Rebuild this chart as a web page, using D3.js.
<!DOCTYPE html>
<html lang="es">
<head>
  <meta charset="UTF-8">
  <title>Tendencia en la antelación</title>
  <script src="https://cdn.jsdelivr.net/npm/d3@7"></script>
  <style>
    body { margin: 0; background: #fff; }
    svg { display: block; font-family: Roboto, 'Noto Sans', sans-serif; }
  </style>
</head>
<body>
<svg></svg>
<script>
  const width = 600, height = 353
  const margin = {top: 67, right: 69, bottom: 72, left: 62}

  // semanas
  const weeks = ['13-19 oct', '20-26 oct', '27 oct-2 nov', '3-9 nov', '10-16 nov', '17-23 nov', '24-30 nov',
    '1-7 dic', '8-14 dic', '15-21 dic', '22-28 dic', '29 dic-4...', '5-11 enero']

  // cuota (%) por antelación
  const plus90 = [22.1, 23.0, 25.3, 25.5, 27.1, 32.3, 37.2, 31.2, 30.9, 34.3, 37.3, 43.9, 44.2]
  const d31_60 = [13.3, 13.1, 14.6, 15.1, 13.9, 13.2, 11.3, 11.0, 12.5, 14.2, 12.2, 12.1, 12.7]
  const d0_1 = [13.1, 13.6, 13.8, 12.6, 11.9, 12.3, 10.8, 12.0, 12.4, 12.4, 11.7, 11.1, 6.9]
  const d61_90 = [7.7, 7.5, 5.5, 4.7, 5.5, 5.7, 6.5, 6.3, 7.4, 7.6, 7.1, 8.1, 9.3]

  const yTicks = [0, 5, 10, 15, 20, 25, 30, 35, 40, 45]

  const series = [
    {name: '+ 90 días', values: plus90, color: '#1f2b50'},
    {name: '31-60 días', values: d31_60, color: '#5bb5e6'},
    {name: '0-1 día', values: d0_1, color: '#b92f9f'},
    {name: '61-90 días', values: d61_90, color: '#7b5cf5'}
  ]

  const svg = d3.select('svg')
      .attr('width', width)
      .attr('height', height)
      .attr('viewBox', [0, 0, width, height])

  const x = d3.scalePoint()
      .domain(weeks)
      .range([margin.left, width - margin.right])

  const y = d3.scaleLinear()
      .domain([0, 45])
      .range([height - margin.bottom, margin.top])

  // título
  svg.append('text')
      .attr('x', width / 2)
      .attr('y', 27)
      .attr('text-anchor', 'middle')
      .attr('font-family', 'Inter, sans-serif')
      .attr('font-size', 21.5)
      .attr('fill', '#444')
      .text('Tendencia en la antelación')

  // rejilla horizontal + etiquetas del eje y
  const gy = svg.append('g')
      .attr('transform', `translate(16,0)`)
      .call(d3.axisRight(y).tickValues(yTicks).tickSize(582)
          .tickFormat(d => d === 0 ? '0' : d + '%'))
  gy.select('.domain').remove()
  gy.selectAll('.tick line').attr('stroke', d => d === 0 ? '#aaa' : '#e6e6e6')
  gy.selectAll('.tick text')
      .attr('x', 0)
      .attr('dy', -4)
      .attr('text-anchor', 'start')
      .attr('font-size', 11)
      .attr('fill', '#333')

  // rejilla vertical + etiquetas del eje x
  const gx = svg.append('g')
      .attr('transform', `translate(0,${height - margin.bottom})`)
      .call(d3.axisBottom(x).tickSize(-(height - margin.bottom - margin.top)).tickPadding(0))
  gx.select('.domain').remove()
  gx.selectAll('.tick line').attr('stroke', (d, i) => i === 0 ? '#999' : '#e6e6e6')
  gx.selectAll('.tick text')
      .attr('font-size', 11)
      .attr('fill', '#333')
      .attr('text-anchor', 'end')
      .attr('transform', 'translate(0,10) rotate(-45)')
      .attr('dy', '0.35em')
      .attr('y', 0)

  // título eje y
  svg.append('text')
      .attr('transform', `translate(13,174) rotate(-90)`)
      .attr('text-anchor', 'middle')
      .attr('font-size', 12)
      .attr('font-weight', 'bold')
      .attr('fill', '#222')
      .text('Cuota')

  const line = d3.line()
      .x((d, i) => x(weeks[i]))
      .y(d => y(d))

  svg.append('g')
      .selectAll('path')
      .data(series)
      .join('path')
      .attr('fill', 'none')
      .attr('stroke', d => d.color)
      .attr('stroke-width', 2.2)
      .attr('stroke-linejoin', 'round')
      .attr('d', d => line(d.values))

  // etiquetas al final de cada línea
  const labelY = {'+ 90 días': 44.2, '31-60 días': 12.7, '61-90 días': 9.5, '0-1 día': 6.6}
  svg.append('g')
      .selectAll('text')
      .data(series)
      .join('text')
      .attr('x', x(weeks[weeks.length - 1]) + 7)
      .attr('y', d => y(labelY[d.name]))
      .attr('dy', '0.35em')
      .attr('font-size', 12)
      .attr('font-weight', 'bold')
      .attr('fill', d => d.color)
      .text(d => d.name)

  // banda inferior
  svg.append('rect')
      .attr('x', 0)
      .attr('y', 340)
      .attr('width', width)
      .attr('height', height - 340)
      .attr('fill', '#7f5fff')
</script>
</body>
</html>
++++++++
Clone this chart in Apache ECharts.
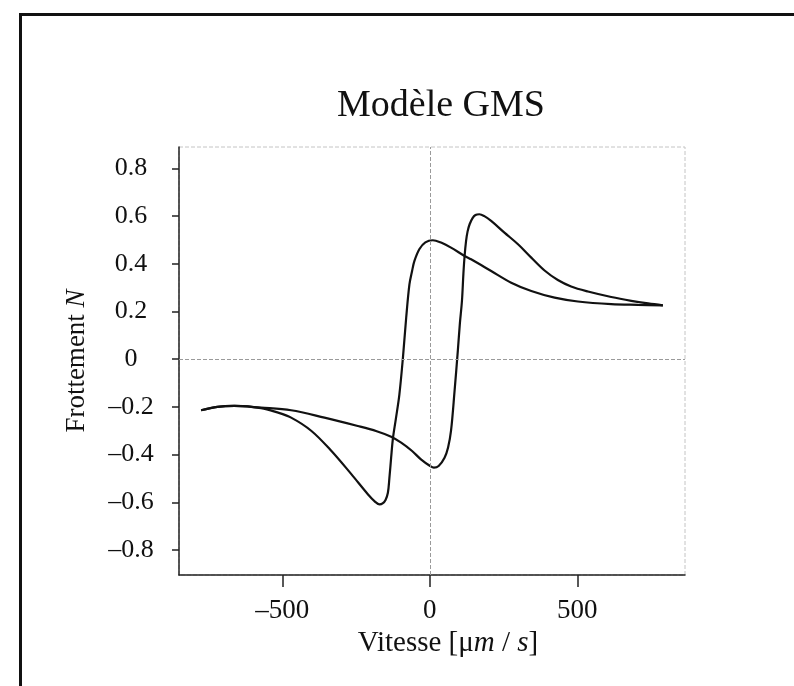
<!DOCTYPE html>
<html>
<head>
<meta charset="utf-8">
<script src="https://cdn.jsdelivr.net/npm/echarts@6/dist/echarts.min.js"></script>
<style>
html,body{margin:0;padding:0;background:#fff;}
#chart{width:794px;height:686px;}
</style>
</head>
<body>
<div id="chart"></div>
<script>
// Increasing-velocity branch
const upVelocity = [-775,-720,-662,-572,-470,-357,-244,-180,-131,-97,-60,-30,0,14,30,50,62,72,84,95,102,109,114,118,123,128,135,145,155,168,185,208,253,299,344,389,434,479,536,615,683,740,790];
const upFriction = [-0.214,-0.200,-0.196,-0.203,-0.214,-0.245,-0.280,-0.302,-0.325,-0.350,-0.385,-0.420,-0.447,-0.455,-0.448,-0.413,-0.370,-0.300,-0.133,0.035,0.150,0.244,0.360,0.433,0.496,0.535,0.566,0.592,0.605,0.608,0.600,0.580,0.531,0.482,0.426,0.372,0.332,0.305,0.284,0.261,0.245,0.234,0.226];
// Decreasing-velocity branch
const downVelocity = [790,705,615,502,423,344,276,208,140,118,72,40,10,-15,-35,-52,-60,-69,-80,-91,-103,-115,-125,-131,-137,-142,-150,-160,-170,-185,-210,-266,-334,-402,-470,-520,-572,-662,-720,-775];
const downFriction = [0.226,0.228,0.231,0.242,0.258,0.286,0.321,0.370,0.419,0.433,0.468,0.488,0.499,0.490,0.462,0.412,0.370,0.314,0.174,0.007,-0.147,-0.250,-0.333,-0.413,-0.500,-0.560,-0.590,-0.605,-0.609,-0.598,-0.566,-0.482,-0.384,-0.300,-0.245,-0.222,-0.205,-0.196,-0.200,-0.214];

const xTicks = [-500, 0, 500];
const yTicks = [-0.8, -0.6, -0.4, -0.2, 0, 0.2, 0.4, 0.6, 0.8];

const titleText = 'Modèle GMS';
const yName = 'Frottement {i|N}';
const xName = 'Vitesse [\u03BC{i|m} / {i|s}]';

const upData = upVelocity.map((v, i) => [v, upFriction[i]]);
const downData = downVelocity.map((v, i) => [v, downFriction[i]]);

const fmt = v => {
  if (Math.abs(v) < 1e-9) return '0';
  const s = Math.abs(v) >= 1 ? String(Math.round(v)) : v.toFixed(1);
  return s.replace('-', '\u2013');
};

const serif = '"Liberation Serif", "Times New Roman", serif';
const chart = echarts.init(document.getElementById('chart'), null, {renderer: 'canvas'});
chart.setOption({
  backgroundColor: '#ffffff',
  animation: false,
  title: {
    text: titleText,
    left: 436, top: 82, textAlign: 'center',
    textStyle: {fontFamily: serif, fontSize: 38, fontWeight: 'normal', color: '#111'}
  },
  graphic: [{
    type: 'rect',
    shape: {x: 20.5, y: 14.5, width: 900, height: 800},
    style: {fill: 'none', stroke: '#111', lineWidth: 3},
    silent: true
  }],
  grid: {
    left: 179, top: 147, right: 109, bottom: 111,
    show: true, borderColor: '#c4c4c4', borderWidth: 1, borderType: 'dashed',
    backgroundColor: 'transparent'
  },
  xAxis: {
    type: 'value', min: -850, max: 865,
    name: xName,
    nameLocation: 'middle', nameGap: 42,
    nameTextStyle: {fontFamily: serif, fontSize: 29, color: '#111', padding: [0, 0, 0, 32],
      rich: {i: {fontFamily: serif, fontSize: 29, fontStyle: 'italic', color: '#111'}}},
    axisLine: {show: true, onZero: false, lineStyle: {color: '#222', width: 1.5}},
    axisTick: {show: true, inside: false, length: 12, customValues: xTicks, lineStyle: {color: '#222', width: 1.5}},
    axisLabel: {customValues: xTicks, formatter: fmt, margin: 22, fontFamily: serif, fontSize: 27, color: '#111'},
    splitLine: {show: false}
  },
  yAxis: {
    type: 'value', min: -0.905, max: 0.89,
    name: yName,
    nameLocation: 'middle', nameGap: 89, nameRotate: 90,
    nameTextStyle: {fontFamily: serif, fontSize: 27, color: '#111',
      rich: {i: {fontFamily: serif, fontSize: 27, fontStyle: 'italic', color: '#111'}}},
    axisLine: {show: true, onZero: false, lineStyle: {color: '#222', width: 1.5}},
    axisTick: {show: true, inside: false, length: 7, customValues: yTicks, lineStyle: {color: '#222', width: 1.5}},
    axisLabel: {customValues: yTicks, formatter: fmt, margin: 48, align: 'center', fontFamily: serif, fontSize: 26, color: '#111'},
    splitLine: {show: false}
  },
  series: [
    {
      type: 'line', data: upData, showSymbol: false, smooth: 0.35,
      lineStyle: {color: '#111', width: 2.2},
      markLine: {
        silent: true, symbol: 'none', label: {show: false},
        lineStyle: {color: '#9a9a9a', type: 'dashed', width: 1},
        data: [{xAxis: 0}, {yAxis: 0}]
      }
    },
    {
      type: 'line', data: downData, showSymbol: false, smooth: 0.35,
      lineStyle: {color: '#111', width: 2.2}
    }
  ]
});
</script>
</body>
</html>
++++++++
▶ **WHAT IS NEEDED**: Go to the line that contains "Clone this chart in Apache ECharts." and copy from there down to the line that contains "const xName = 'Vitesse", with both lines included. Pass over the pictures.

▶ **RESPONSE TO THIS EXERCISE**:
Clone this chart in Apache ECharts.
<!DOCTYPE html>
<html>
<head>
<meta charset="utf-8">
<script src="https://cdn.jsdelivr.net/npm/echarts@6/dist/echarts.min.js"></script>
<style>
html,body{margin:0;padding:0;background:#fff;}
#chart{width:794px;height:686px;}
</style>
</head>
<body>
<div id="chart"></div>
<script>
// Increasing-velocity branch
const upVelocity = [-775,-720,-662,-572,-470,-357,-244,-180,-131,-97,-60,-30,0,14,30,50,62,72,84,95,102,109,114,118,123,128,135,145,155,168,185,208,253,299,344,389,434,479,536,615,683,740,790];
const upFriction = [-0.214,-0.200,-0.196,-0.203,-0.214,-0.245,-0.280,-0.302,-0.325,-0.350,-0.385,-0.420,-0.447,-0.455,-0.448,-0.413,-0.370,-0.300,-0.133,0.035,0.150,0.244,0.360,0.433,0.496,0.535,0.566,0.592,0.605,0.608,0.600,0.580,0.531,0.482,0.426,0.372,0.332,0.305,0.284,0.261,0.245,0.234,0.226];
// Decreasing-velocity branch
const downVelocity = [790,705,615,502,423,344,276,208,140,118,72,40,10,-15,-35,-52,-60,-69,-80,-91,-103,-115,-125,-131,-137,-142,-150,-160,-170,-185,-210,-266,-334,-402,-470,-520,-572,-662,-720,-775];
const downFriction = [0.226,0.228,0.231,0.242,0.258,0.286,0.321,0.370,0.419,0.433,0.468,0.488,0.499,0.490,0.462,0.412,0.370,0.314,0.174,0.007,-0.147,-0.250,-0.333,-0.413,-0.500,-0.560,-0.590,-0.605,-0.609,-0.598,-0.566,-0.482,-0.384,-0.300,-0.245,-0.222,-0.205,-0.196,-0.200,-0.214];

const xTicks = [-500, 0, 500];
const yTicks = [-0.8, -0.6, -0.4, -0.2, 0, 0.2, 0.4, 0.6, 0.8];

const titleText = 'Modèle GMS';
const yName = 'Frottement {i|N}';
const xName = 'Vitesse [\u03BC{i|m} / {i|s}]';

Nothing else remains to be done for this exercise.